Effective November 15, 2025, the new rules aim to rein in the sweeping powers previously held by thousands of lower-level officials to issue takedown orders, a long-standing complaint by social media intermediaries about arbitrary and excessive censorship.
The backstory: X vs Government of India
For months, X and the Centre have been locked in a high-stakes legal battle over Rule 3(1)(d) of the IT Rules, the provision governing how the government can direct online platforms to remove or restrict access to content.
X had argued before the Karnataka High Court that the rule effectively empowered 'every Tom, Dick, and Harry' in the bureaucracy to demand takedowns. The company’s legal counsel alleged that thousands of officials across central and state agencies were issuing orders that bypassed the more formal process laid out under Section 69A of the IT Act, which requires due process and senior-level oversight.
Though X eventually lost the case, the amendments notified by the Ministry of Electronics and Information Technology (MeitY) now appear to address several of the concerns raised in that lawsuit, especially around who can issue takedown orders and on what grounds.

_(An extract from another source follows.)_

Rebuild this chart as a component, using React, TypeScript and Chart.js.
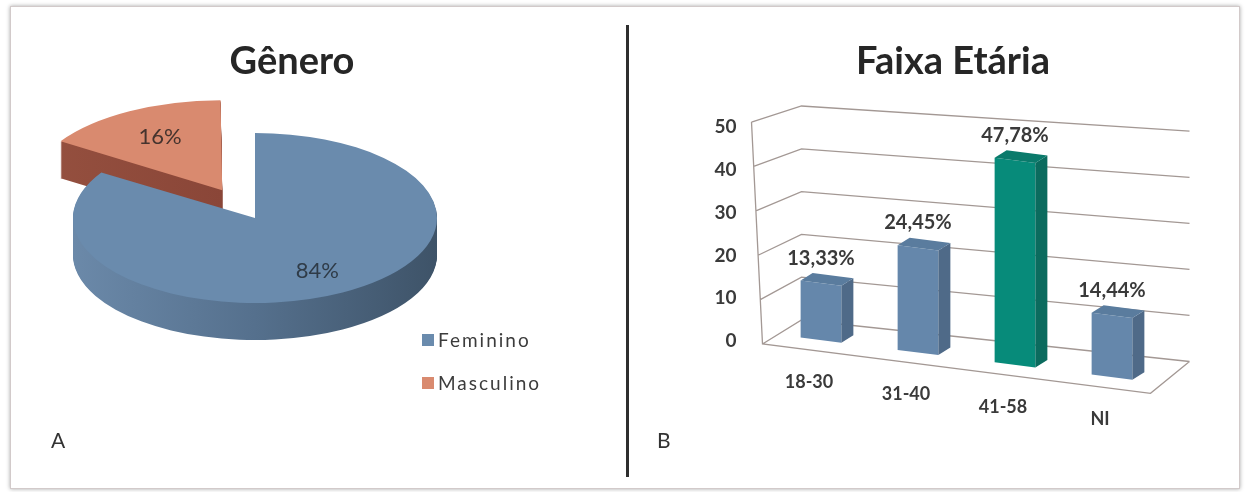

What’s changing: Only senior officers can issue takedown notices
Under the revised Rule 3(1)(d), the power to issue a content removal request has been narrowly restricted to senior government officials.
For central and state governments, the notice can now only come from an officer not below the rank of Joint Secretary or equivalent.

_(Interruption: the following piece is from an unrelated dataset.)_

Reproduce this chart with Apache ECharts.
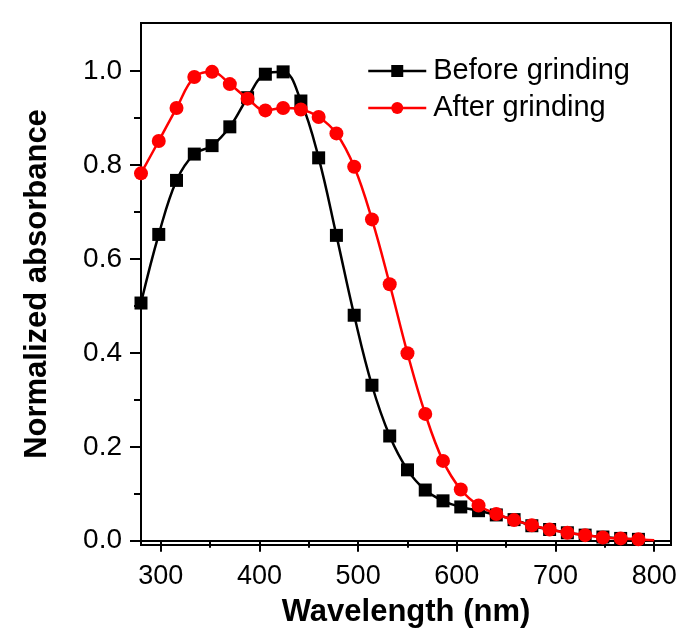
<!DOCTYPE html>
<html>
<head>
<meta charset="utf-8">
<script src="https://cdn.jsdelivr.net/npm/echarts@6/dist/echarts.min.js"></script>
<style>html,body{margin:0;padding:0;background:#fff}#c{width:681px;height:640px}</style>
</head>
<body>
<div id="c"></div>
<script>
const wavelengths = [280,298,316,334,352,370,388,406,424,442,460,478,496,514,532,550,568,586,604,622,640,658,676,694,712,730,748,766,784];
const beforeGrinding = [0.506,0.652,0.767,0.823,0.841,0.881,0.943,0.993,0.998,0.936,0.815,0.650,0.480,0.331,0.223,0.151,0.108,0.085,0.072,0.064,0.055,0.045,0.032,0.024,0.017,0.012,0.008,0.005,0.003];
const afterGrinding = [0.782,0.851,0.921,0.987,0.998,0.972,0.941,0.916,0.921,0.918,0.902,0.867,0.796,0.684,0.546,0.399,0.270,0.170,0.109,0.075,0.057,0.044,0.033,0.024,0.017,0.012,0.007,0.005,0.003];
const afterTail = [800, 0.001];
const xMajorTicks = [300,400,500,600,700,800];
const xMinorTicks = [350,450,550,650,750];
const yMajorTicks = [0,0.2,0.4,0.6,0.8,1.0];
const yMinorTicks = [0.1,0.3,0.5,0.7,0.9];
const xRange = [280, 817];
const yRange = [-0.009, 1.102];

const font = 'Liberation Sans, Arial, sans-serif';
const chart = echarts.init(document.getElementById('c'));
const blackData = wavelengths.map((w,i)=>[w, beforeGrinding[i]]);
const redData = wavelengths.map((w,i)=>[w, afterGrinding[i]]);
redData.push({value: afterTail, symbol: 'none'});

chart.setOption({
  animation: false,
  grid: {left: 141, right: 10, top: 23, bottom: 95, show: true, borderColor: '#000', borderWidth: 2, backgroundColor: 'transparent'},
  legend: {
    left: 367, top: 56, orient: 'vertical', padding: 0, itemGap: 7,
    itemWidth: 58, itemHeight: 15,
    lineStyle: {width: 2.5},
    textStyle: {fontFamily: font, fontSize: 29, color: '#000', lineHeight: 30, padding: [0,0,0,2]},
    data: ['Before grinding', 'After grinding']
  },
  xAxis: [{
    type: 'value', min: xRange[0], max: xRange[1],
    name: 'Wavelength (nm)', nameLocation: 'middle', nameGap: 52,
    nameTextStyle: {fontFamily: font, fontSize: 31, fontWeight: 'bold', color: '#000'},
    axisLine: {lineStyle: {color: '#000', width: 2}},
    axisTick: {show: true, length: 11, lineStyle: {width: 2, color: '#000'}, customValues: xMajorTicks},
    axisLabel: {fontFamily: font, fontSize: 27, color: '#000', margin: 18, customValues: xMajorTicks},
    splitLine: {show: false}
  }, {
    type: 'value', min: xRange[0], max: xRange[1], position: 'bottom',
    axisLine: {show: false},
    axisTick: {show: true, length: 7, lineStyle: {width: 2, color: '#000'}, customValues: xMinorTicks},
    axisLabel: {show: false},
    splitLine: {show: false}
  }],
  yAxis: [{
    type: 'value', min: yRange[0], max: yRange[1],
    name: 'Normalized absorbance', nameLocation: 'middle', nameGap: 88, nameRotate: 90,
    nameTextStyle: {fontFamily: font, fontSize: 31, fontWeight: 'bold', color: '#000'},
    axisLine: {show: true, lineStyle: {color: '#000', width: 2}},
    axisTick: {show: true, length: 11, lineStyle: {width: 2, color: '#000'}, customValues: yMajorTicks},
    axisLabel: {fontFamily: font, fontSize: 28, color: '#000', margin: 19, customValues: yMajorTicks, formatter: v => v.toFixed(1)},
    splitLine: {show: false}
  }, {
    type: 'value', min: yRange[0], max: yRange[1], position: 'left',
    axisLine: {show: false},
    axisTick: {show: true, length: 7, lineStyle: {width: 2, color: '#000'}, customValues: yMinorTicks},
    axisLabel: {show: false},
    splitLine: {show: false}
  }],
  series: [{
    name: 'Before grinding', type: 'line', data: blackData,
    smooth: 0.4, symbol: 'rect', symbolSize: 13,
    lineStyle: {color: '#000', width: 2.5}, itemStyle: {color: '#000'}, z: 2
  }, {
    name: 'After grinding', type: 'line', data: redData,
    smooth: 0.4, symbol: 'circle', symbolSize: 14,
    lineStyle: {color: '#ff0000', width: 2.5}, itemStyle: {color: '#ff0000'}, z: 3
  }]
});
</script>
</body>
</html>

For police authorities, it can only be issued by a specially authorised officer not below the rank of Deputy Inspector General (DIG).
This marks a clear departure from the earlier framework, where officials at much lower ranks, often at the district or state department level, could demand content takedowns with little oversight.
The intent, as MeitY officials explain, is to eliminate arbitrary or politically motivated misuse, while ensuring that only qualified and accountable decision-makers handle sensitive online moderation issues.
‘Reasoned intimations’ to replace vague notices
A major procedural reform in the new rules is the requirement for all takedown orders to be “reasoned intimations.”
Every order must now clearly state:
The legal provision invoked,
The exact nature of the alleged violation,
The URL or electronic identifier of the content to be removed, and
A specific justification for why the removal is necessary.
This change replaces the earlier practice of sending vague or broad notifications that left platforms guessing what content to act on. The government hopes this will make the process more transparent, auditable, and fair, while also protecting intermediaries from being accused of overcompliance.
Monthly oversight: A built-in review mechanism
In another first, all takedown orders issued under the new rule will undergo a monthly review by a senior officer not below the rank of Secretary in the relevant government department.
This oversight mechanism is designed to ensure that content removal actions remain necessary, proportionate, and lawful, while also allowing for periodic course corrections if overreach occurs.
This regular review will serve as a safeguard against 'mission creep,' the tendency of censorship powers to expand quietly over time.